1. **Confusing Mean and Median:** Students often mistake these measures, especially in skewed distributions. For example, mistaking a skewed mean for the central tendency instead of the median. Correct Approach: Use the median to represent the center in skewed data sets. 2. **Ignoring Outliers:** Failing to account for outliers can distort the range and standard deviation. Incorrect: Including outliers without consideration. Correct: Identify and analyze outliers separately. 3. **Miscalculating Variance:** Forgetting to square the differences from the mean leads to incorrect variance values. Ensure each difference is squared before averaging.

FAQ

What is the difference between variance and standard deviation?

Variance measures the average of the squared differences from the mean, indicating data dispersion. Standard deviation is the square root of variance, providing dispersion in the same units as the data.
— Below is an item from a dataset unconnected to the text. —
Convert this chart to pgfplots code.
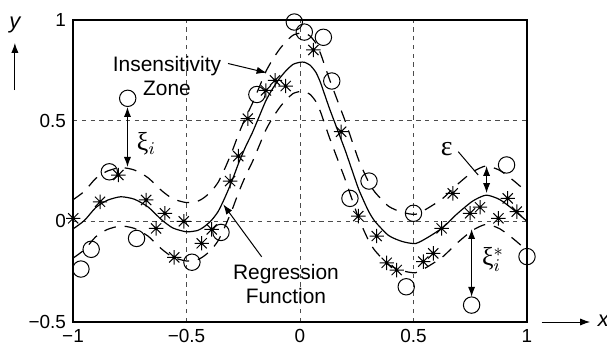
\documentclass[border=0pt]{standalone}
\usepackage{pgfplots}
\pgfplotsset{compat=1.18}
\usepackage{pgfplotstable}
\usepackage{fontspec}
\setmainfont{Liberation Sans}
\newfontfamily\gk{Liberation Serif}
\usetikzlibrary{arrows.meta}

\pgfdeclareplotmark{mstar}{%
 \pgfpathmoveto{\pgfqpoint{-\pgfplotmarksize}{0pt}}\pgfpathlineto{\pgfqpoint{\pgfplotmarksize}{0pt}}%
 \pgfpathmoveto{\pgfqpoint{0pt}{-\pgfplotmarksize}}\pgfpathlineto{\pgfqpoint{0pt}{\pgfplotmarksize}}%
 \pgfpathmoveto{\pgfqpoint{-0.707\pgfplotmarksize}{-0.707\pgfplotmarksize}}\pgfpathlineto{\pgfqpoint{0.707\pgfplotmarksize}{0.707\pgfplotmarksize}}%
 \pgfpathmoveto{\pgfqpoint{-0.707\pgfplotmarksize}{0.707\pgfplotmarksize}}\pgfpathlineto{\pgfqpoint{0.707\pgfplotmarksize}{-0.707\pgfplotmarksize}}%
 \pgfusepathqstroke}

\pgfplotstableread{
x y
-1 -0.038
-0.95 0.004
-0.9 0.068
-0.85 0.104
-0.79 0.122
-0.73 0.11
-0.67 0.072
-0.61 0.008
-0.56 -0.033
-0.5 -0.052
-0.45 -0.045
-0.42 -0.025
-0.39 0.005
-0.36 0.05
-0.33 0.12
-0.3 0.2
-0.27 0.29
-0.24 0.37
-0.21 0.44
-0.18 0.52
-0.15 0.6
-0.12 0.66
-0.09 0.71
-0.06 0.75
-0.03 0.78
0 0.79
0.02 0.79
0.045 0.775
0.07 0.74
0.09 0.69
0.11 0.625
0.13 0.56
0.155 0.485
0.18 0.41
0.2 0.35
0.235 0.235
0.26 0.155
0.3 0.055
0.33 0.0
0.39 -0.07
0.45 -0.1
0.51 -0.11
0.57 -0.075
0.63 -0.03
0.69 0.035
0.76 0.1
0.82 0.13
0.88 0.108
0.94 0.058
1 0
}\curve

\pgfplotstableread{
x y
-0.759 0.611
-0.84 0.246
-0.92 -0.139
-0.965 -0.237
-0.72 -0.085
-0.476 -0.203
-0.348 -0.055
-0.19 0.63
-0.025 0.99
0.019 0.94
0.103 0.914
0.14 0.697
0.22 0.114
0.304 0.2
0.5 0.04
0.468 -0.325
0.756 -0.416
0.91 0.28
1.0 -0.175
}\circles

\pgfplotstableread{
x y
-0.8 0.23
-0.881 0.097
-0.999 0.015
-0.678 0.106
-0.595 0.04
-0.634 -0.035
-0.512 0.0
-0.554 -0.179
-0.433 -0.109
-0.389 -0.04
-0.308 0.2
-0.272 0.324
-0.23 0.51
-0.15 0.65
-0.11 0.70
-0.063 0.672
0.059 0.851
0.181 0.445
0.257 0.026
0.338 -0.073
0.382 -0.206
0.426 -0.242
0.543 -0.2
0.587 -0.159
0.624 -0.035
0.673 0.139
0.749 0.04
0.793 0.07
0.874 0.015
0.915 0.114
0.955 0.048
}\stars

\begin{document}
\begin{tikzpicture}[>={Latex[length=5bp,width=3.6bp]}]
\begin{axis}[
  width=227bp, height=151bp, scale only axis,
  xmin=-1, xmax=1, ymin=-0.5, ymax=1,
  xtick={-1,-0.5,0,0.5,1}, xticklabels={−1,−0.5,0,0.5,1},
  ytick={-0.5,0,0.5,1}, yticklabels={−0.5,0,0.5,1},
  major tick length=0pt,
  grid=major,
  grid style={dash pattern=on 2.2bp off 2.2bp, black!70, line width=0.5bp},
  axis line style={line width=0.6bp},
  tick label style={font=\fontsize{9.5}{11}\selectfont},
  clip=false,
]
\addplot[black, line width=0.6bp, smooth, tension=0.4] table {\curve};
\addplot[black, line width=0.6bp, smooth, tension=0.4, dash pattern=on 6bp off 4.5bp] table[y expr=\thisrow{y}+0.145] {\curve};
\addplot[black, line width=0.6bp, smooth, tension=0.4, dash pattern=on 6bp off 4.5bp] table[y expr=\thisrow{y}-0.145] {\curve};
\addplot[only marks, mark=o, mark size=4.1bp, black, mark options={line width=0.5bp}] table {\circles};
\addplot[only marks, mark=mstar, mark size=3.6bp, black, mark options={line width=0.5bp}] table {\stars};

\draw[line width=1.1bp] (rel axis cs:0,1) -- (rel axis cs:0,0) -- (rel axis cs:1,0);

% annotations
\node[align=center, font=\fontsize{10.5}{12}\selectfont] at (axis cs:-0.586,0.72) {Insensitivity\\Zone};
\draw[->, line width=0.5bp] (axis cs:-0.317,0.784) -- (axis cs:-0.147,0.738);
\node[align=center, font=\fontsize{10.5}{12}\selectfont] at (axis cs:-0.062,-0.31) {Regression\\Function};
\draw[->, line width=0.5bp] (axis cs:-0.169,-0.176) -- (axis cs:-0.338,0.084);

\draw[<->, line width=0.6bp] (axis cs:-0.76,0.568) -- (axis cs:-0.76,0.27);
\node[anchor=west, inner sep=0pt, font=\fontsize{13}{14}\selectfont] at (axis cs:-0.72,0.385) {{\gk ξ}$_i$};

\node[font=\fontsize{14}{15}\selectfont] at (axis cs:0.646,0.36) {\gk ε};
\draw[line width=0.5bp] (axis cs:0.697,0.346) -- (axis cs:0.785,0.23);
\draw[<->, line width=0.6bp] (axis cs:0.822,0.275) -- (axis cs:0.822,0.14);

\draw[<->, line width=0.6bp] (axis cs:0.756,-0.038) -- (axis cs:0.756,-0.375);
\node[anchor=west, inner sep=0pt, font=\fontsize{13}{14}\selectfont] at (axis cs:0.80,-0.19) {{\gk ξ}$_i^*$};

% axis arrows
\draw[->, line width=0.5bp] (rel axis cs:-0.128,0.768) -- (rel axis cs:-0.128,0.924);
\node[font=\itshape\fontsize{11}{12}\selectfont] at (rel axis cs:-0.128,0.983) {y};
\draw[->, line width=0.5bp] (rel axis cs:1.032,0) -- (rel axis cs:1.139,0);
\node[font=\itshape\fontsize{11}{12}\selectfont] at (rel axis cs:1.168,0.005) {x};

\coordinate (BL) at (rel axis cs:0,0);
\coordinate (TR) at (rel axis cs:1,1);
\end{axis}
\pgfresetboundingbox
\path[use as bounding box] ([xshift=-36.5bp,yshift=-14bp]BL) rectangle ([xshift=40bp,yshift=10bp]TR);
\end{tikzpicture}
\end{document}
When should I use the median over the mean?

Use the median when your data set is skewed or contains outliers, as it better represents the central tendency without being affected by extreme values.

Can a data set have more than one mode?

Yes, a data set can be bimodal or multimodal if multiple values occur with the highest frequency.

How do summary statistics help in hypothesis testing?

Summary statistics provide the foundational data needed to calculate test statistics, compare groups, and determine the significance of results in hypothesis testing.

What is the Interquartile Range (IQR) used for?

IQR measures the spread of the middle 50% of data, helping to identify the degree of variability and detect outliers within data sets.

Why is it important to compare summary statistics across data sets?

Comparing summary statistics allows you to identify similarities, differences, trends, and patterns between data sets, facilitating informed decision-making and deeper data insights.